Readers today will have little trouble spotting the LHUS’s shortcomings. It contains almost nothing on Native American influences and gives short shrift to blacks (nary a word on the Harlem Renaissance) and women (only one female contributor was recruited, the historian Adrienne Koch). The book is also dated, though not so much in facts as in interpretation. The section on Hart Crane, for example, opines that “partly in consequence of his early emotional insecurity, he was a homosexual,” whereas now we would assume it was the other way around: that Crane’s early sense of being different—and disapproved of for it—led to his emotional insecurity. We should bear in mind, though, that these blind spots mirror the LHUS’s era, which on the plus side was also blessedly innocent of academic jargon.
An incidental benefit of a book like the LHUS is to whet interest in worthy authors and titles that have fallen by the wayside. And so we have plugs for the young Washington Irving’s waggish History of New York (1809), supposedly written by the Dutch historian Diedrich Knickerbocker; Jeremiah Clemens’s Tobias Wilson (1865), a novel about Southern Unionists “which deserves to be rescued from the oblivion that has befallen it”; the explorer Clarence King’s nonfiction Mountaineering in the Sierra Nevada (1872), which is called “completely charming … exciting, gay, vigorous, witty, and written in polished and perceptive prose” (in 1973, Mountaineering was republished as edited by my Penn classmate Barbara Messner Long Gr’75); Robert Herrick’s Waste (1924), a novel of “richness and tragic scope” about an engineer disillusioned by the Progressive movement; and Tristram (1927), a long poem on the Arthurian legends by Edward Arlington Robinson, said to be so intensely emotional that it “makes us view with critical eyes the analogous achievements of Tennyson, Arnold, Swinburne, and Hardy.”

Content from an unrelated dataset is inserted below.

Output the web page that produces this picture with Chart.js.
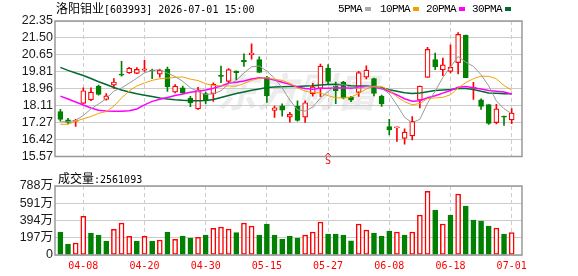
<!DOCTYPE html>
<html>
<head>
<meta charset="utf-8">
<script src="https://cdn.jsdelivr.net/npm/chart.js@4.4.0/dist/chart.umd.min.js"></script>
<style>
html, body { margin: 0; padding: 0; background: #fff; }
#wrap { position: relative; width: 578px; height: 276px; overflow: hidden; }
canvas { position: absolute; left: 0; }
#kline { top: 0; }
#vol { top: 170px; }
.txt { position: absolute; white-space: nowrap; color: #000; line-height: 16px; z-index: 2; }
.cjk { font-family: 'Noto Sans CJK SC', sans-serif; font-size: 12px; }
.mono { font-family: 'DejaVu Sans Mono', monospace; font-size: 10px; }
.lg { font-family: 'Liberation Mono', monospace; font-size: 11px; letter-spacing: -0.6px; }
.sq { position: absolute; width: 6px; height: 4px; z-index: 2; }
</style>
</head>
<body>
<div id="wrap">
  <canvas id="kline" width="578" height="166"></canvas>
  <canvas id="vol" width="578" height="106"></canvas>
  <div class="txt cjk" style="left:56px;top:0px;">洛阳钼业<span class="mono">[603993] 2026-07-01 15:00</span></div>
  <div class="txt lg" style="left:338px;top:1px;">5PMA</div>
  <div class="sq" style="left:365px;top:7px;background:#aaaaaa;"></div>
  <div class="txt lg" style="left:380px;top:1px;">10PMA</div>
  <div class="sq" style="left:413px;top:7px;background:#f5a000;"></div>
  <div class="txt lg" style="left:426px;top:1px;">20PMA</div>
  <div class="sq" style="left:459px;top:7px;background:#ff00ff;"></div>
  <div class="txt lg" style="left:472px;top:1px;">30PMA</div>
  <div class="sq" style="left:505px;top:7px;background:#006b2e;"></div>
  <div class="txt cjk" style="left:58px;top:170px;">成交量<span class="mono">:2561093</span></div>
</div>
<script>
// 日期 (交易日)
var dates = ['04-02','04-03','04-07','04-08','04-09','04-10','04-13','04-14','04-15','04-16',
  '04-17','04-20','04-21','04-22','04-23','04-24','04-27','04-28','04-29','04-30',
  '05-06','05-07','05-08','05-11','05-12','05-13','05-14','05-15','05-18','05-19',
  '05-20','05-21','05-22','05-25','05-26','05-27','05-28','05-29','06-01','06-02',
  '06-03','06-04','06-05','06-08','06-09','06-10','06-11','06-12','06-15','06-16',
  '06-17','06-18','06-22','06-23','06-24','06-25','06-26','06-29','06-30','07-01'];
var tickDates = ['04-08','04-20','04-30','05-15','05-27','06-08','06-18','07-01'];

var opens = [17.82,17.40,17.33,18.23,18.40,19.09,18.42,19.14,19.69,19.75,
  19.73,19.89,19.89,19.69,19.94,18.79,19.00,18.48,17.95,18.72,
  18.72,19.62,19.33,19.85,20.38,20.67,20.42,19.53,17.87,18.11,
  17.54,18.09,17.54,18.72,18.98,19.99,19.09,19.30,18.53,18.78,
  19.54,19.47,18.59,17.07,17.00,16.48,16.60,18.39,19.53,20.42,
  19.91,19.83,20.27,21.65,18.98,18.40,18.17,17.26,17.59,17.40];
var highs = [17.93,17.48,17.43,19.00,19.01,19.14,18.72,19.47,20.33,20.03,
  20.02,20.38,19.95,19.95,20.05,19.17,19.09,18.58,19.03,18.79,
  19.26,20.09,19.97,19.86,20.71,21.21,20.56,19.58,18.09,18.20,
  17.78,18.36,18.36,19.23,20.19,20.17,19.30,19.33,18.58,19.83,
  20.11,19.50,18.64,17.43,17.06,16.96,17.57,19.09,21.03,20.74,
  20.50,21.16,21.77,21.65,19.28,18.45,18.17,18.18,17.59,17.97];
var lows = [17.34,17.21,17.07,18.23,18.36,18.64,18.39,18.98,19.59,19.73,
  19.72,19.83,19.47,19.54,18.83,18.75,18.72,18.06,17.92,18.20,
  18.32,19.26,19.26,19.42,20.08,20.44,19.78,18.28,17.52,17.59,
  17.29,17.34,17.27,18.59,18.56,19.22,18.21,18.45,18.31,18.58,
  19.45,18.60,18.07,16.65,16.32,16.19,16.40,18.00,19.53,19.91,
  19.62,19.75,19.70,19.52,18.42,17.92,17.17,17.20,17.12,17.21];
var closes = [17.43,17.27,17.38,18.86,18.79,18.68,18.60,19.30,19.64,19.99,
  19.93,19.96,19.85,19.88,19.07,19.09,18.75,18.25,18.91,18.39,
  19.19,19.58,19.92,19.77,20.30,20.74,19.78,18.60,18.01,17.89,
  17.68,17.37,18.26,19.05,20.09,19.33,18.86,18.50,18.39,19.77,
  19.89,18.73,18.20,16.90,17.05,16.79,17.34,19.09,20.93,20.06,
  20.16,20.03,21.68,19.52,19.00,18.07,17.23,17.95,17.54,17.74];

var ma5 = [17.31,17.30,17.38,17.62,17.95,18.20,18.46,18.85,19.00,19.24,
  19.49,19.76,19.87,19.92,19.74,19.57,19.33,19.01,18.81,18.68,
  18.70,18.86,19.20,19.37,19.75,20.06,20.10,19.84,19.49,19.00,
  18.39,17.91,17.84,18.05,18.49,18.82,19.12,19.17,19.03,18.97,
  19.08,19.06,19.00,18.70,18.15,17.53,17.26,17.43,18.24,18.84,
  19.52,20.05,20.57,20.29,20.08,19.66,19.10,18.35,17.96,17.71];
var ma10 = [17.18,17.18,17.33,17.46,17.57,17.73,17.82,18.09,18.50,18.85,
  19.10,19.25,19.38,19.46,19.49,19.53,19.55,19.44,19.37,19.21,
  19.13,19.10,19.10,19.09,19.22,19.38,19.48,19.52,19.43,19.38,
  19.23,19.01,18.84,18.77,18.75,18.61,18.51,18.50,18.54,18.73,
  18.95,19.09,19.08,18.87,18.56,18.31,18.16,18.22,18.47,18.50,
  18.53,18.66,19.00,19.27,19.46,19.59,19.58,19.46,19.12,18.89];
var ma20 = [18.59,18.45,18.30,18.15,18.00,17.88,17.85,17.84,17.83,17.86,
  17.95,18.15,18.33,18.43,18.52,18.62,18.70,18.78,18.84,18.90,
  18.99,19.10,19.23,19.28,19.35,19.45,19.51,19.48,19.40,19.29,
  19.18,19.05,18.97,18.93,18.98,18.99,19.00,19.01,18.99,19.05,
  19.09,19.05,18.96,18.82,18.65,18.46,18.34,18.36,18.51,18.61,
  18.74,18.87,19.04,19.07,19.01,18.95,18.87,18.84,18.80,18.70];
var ma30 = [20.03,19.88,19.75,19.62,19.47,19.31,19.17,19.02,18.90,18.80,
  18.71,18.64,18.57,18.50,18.45,18.41,18.38,18.36,18.36,18.37,
  18.42,18.52,18.62,18.72,18.80,18.88,18.95,19.02,19.05,19.06,
  19.07,19.07,19.10,19.11,19.15,19.17,19.18,19.15,19.11,19.10,
  19.10,19.06,19.01,18.91,18.84,18.76,18.72,18.75,18.81,18.87,
  18.90,18.92,18.97,18.97,18.92,18.83,18.75,18.73,18.71,18.71];

// 成交量 (万)
var vols = [263,126,137,442,251,228,160,293,365,213,
  160,213,160,171,263,179,217,194,202,228,
  305,320,297,255,365,331,228,354,228,183,
  217,194,228,263,377,240,240,228,163,354,
  286,251,217,274,263,228,263,457,727,514,
  354,457,697,560,400,388,331,308,240,256];

var priceTicks = [15.57,16.42,17.27,18.11,18.96,19.81,20.65,21.50,22.35];
var volTicks = [0,197,394,591,788];

var rosso = '#ff0000';
var verde = '#008000';

function candelaSu(i) { return closes[i] >= opens[i]; }
function volumeSu(i) { return i == 0 ? closes[0] >= opens[0] : closes[i] >= closes[i - 1]; }
function punti(arr) { return arr.map(function(v, i) { return { x: i, y: v }; }); }

var cornice = {
  id: 'cornice',
  afterDraw: function(chart) {
    var a = chart.chartArea, ctx = chart.ctx;
    ctx.save();
    ctx.strokeStyle = '#999';
    ctx.lineWidth = 1.5;
    ctx.strokeRect(a.left, a.top, a.right - a.left, a.bottom - a.top);
    ctx.restore();
  }
};

var filigrana = {
  id: 'filigrana',
  beforeDatasetsDraw: function(chart) {
    var ctx = chart.ctx;
    ctx.save();
    ctx.fillStyle = 'rgba(200,200,200,0.35)';
    ctx.font = 'italic bold 40px "Noto Sans CJK SC"';
    ctx.textAlign = 'center';
    ctx.textBaseline = 'middle';
    ctx.fillText('东方财富', 297, 92);
    ctx.restore();
  }
};

var segnale = {
  id: 'segnale',
  afterDatasetsDraw: function(chart) {
    var ctx = chart.ctx;
    var x = chart.scales.x.getPixelForValue(dates.indexOf('05-27'));
    ctx.save();
    ctx.fillStyle = rosso;
    ctx.strokeStyle = rosso;
    ctx.font = '10px "DejaVu Sans Mono"';
    ctx.textAlign = 'center';
    ctx.textBaseline = 'middle';
    ctx.fillText('S', x, 161);
    ctx.lineWidth = 1;
    ctx.beginPath();
    ctx.moveTo(x - 3, 156.5);
    ctx.lineTo(x, 153);
    ctx.lineTo(x + 3, 156.5);
    ctx.stroke();
    ctx.restore();
  }
};

function assexX(mostra) {
  return {
    type: 'linear', min: -0.7, max: 60.35, offset: false,
    grid: { color: '#cccccc', drawTicks: false, offset: false },
    border: { display: false, dash: [4, 3] },
    afterBuildTicks: function(s) {
      s.ticks = tickDates.map(function(d) { return { value: dates.indexOf(d) }; });
    },
    ticks: {
      display: mostra, autoSkip: false, maxRotation: 0, padding: 5,
      color: rosso, font: { family: 'DejaVu Sans Mono', size: 10 },
      callback: function(v) { return dates[v]; }
    },
    afterFit: function(s) { s.height = mostra ? 21 : 0; }
  };
}

var kline = new Chart(document.getElementById('kline'), {
  type: 'bar',
  data: {
    datasets: [
      {
        label: 'wick',
        data: dates.map(function(d, i) { return { x: i, y: [lows[i], highs[i]] }; }),
        backgroundColor: dates.map(function(d, i) { return candelaSu(i) ? rosso : verde; }),
        barThickness: 1, grouped: false, order: 3
      },
      {
        label: 'body',
        data: dates.map(function(d, i) { return { x: i, y: [opens[i], closes[i]] }; }),
        backgroundColor: dates.map(function(d, i) { return candelaSu(i) ? '#ffffff' : verde; }),
        borderColor: dates.map(function(d, i) { return candelaSu(i) ? rosso : verde; }),
        borderWidth: 1.2, borderSkipped: false, minBarLength: 1,
        barThickness: 5, grouped: false, order: 2
      },
      { type: 'line', label: '5PMA', data: punti(ma5), borderColor: '#999999', borderWidth: 1, pointRadius: 0, order: 1 },
      { type: 'line', label: '10PMA', data: punti(ma10), borderColor: '#f5a000', borderWidth: 1, pointRadius: 0, order: 1 },
      { type: 'line', label: '20PMA', data: punti(ma20), borderColor: '#ff00ff', borderWidth: 1.5, pointRadius: 0, order: 1 },
      { type: 'line', label: '30PMA', data: punti(ma30), borderColor: '#006b2e', borderWidth: 1.5, pointRadius: 0, order: 1 }
    ]
  },
  options: {
    responsive: false, animation: false,
    layout: { padding: { top: 21, right: 56, bottom: 1, left: 0 } },
    plugins: { legend: { display: false }, tooltip: { enabled: false } },
    scales: {
      x: assexX(false),
      y: {
        min: 15.57, max: 22.35,
        afterBuildTicks: function(s) { s.ticks = priceTicks.map(function(v) { return { value: v }; }); },
        ticks: {
          autoSkip: false, padding: 2, color: '#1a1a1a',
          font: { family: 'Liberation Sans', size: 12.5 },
          callback: function(v) { return v.toFixed(2); }
        },
        grid: { color: '#cccccc', drawTicks: false },
        border: { display: false },
        afterFit: function(s) { s.width = 55; }
      }
    }
  },
  plugins: [cornice, filigrana, segnale]
});

var volume = new Chart(document.getElementById('vol'), {
  type: 'bar',
  data: {
    datasets: [{
      label: '成交量',
      data: punti(vols),
      backgroundColor: vols.map(function(v, i) { return volumeSu(i) ? '#ffffff' : verde; }),
      borderColor: vols.map(function(v, i) { return volumeSu(i) ? rosso : verde; }),
      borderWidth: 1.5, borderSkipped: false, barThickness: 5, grouped: false
    }]
  },
  options: {
    responsive: false, animation: false,
    layout: { padding: { top: 16, right: 56, bottom: 0, left: 0 } },
    plugins: { legend: { display: false }, tooltip: { enabled: false } },
    scales: {
      x: assexX(true),
      y: {
        min: 0, max: 788,
        afterBuildTicks: function(s) { s.ticks = volTicks.map(function(v) { return { value: v }; }); },
        ticks: {
          autoSkip: false, padding: 2, color: '#1a1a1a',
          font: { family: "'Liberation Sans', 'Noto Sans CJK SC'", size: 12.5 },
          callback: function(v) { return v == 0 ? '0' : v + '万'; }
        },
        grid: { color: '#cccccc', drawTicks: false },
        border: { display: false },
        afterFit: function(s) { s.width = 55; }
      }
    }
  },
  plugins: [cornice]
});
</script>
</body>
</html>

Occasionally, too, the reader is warned away from a book or even, in the case of John Dewey, a whole body of work. “He had no ear,” Brand Blanshard writes of the philosopher. “He lacked that sense, partly logical, partly aesthetic, of economy of word to thought, which hits an idea off precisely and memorably; there is strangely little that is quotable in all the vast volume of his writing. The literary censor was lax, so lax as to pass innumerable paragraphs and pages that are awkward, verbose, and shuffling.” After that drubbing, the CliffsNotes version of Dewey sounds like the right way to take him, if take him you must.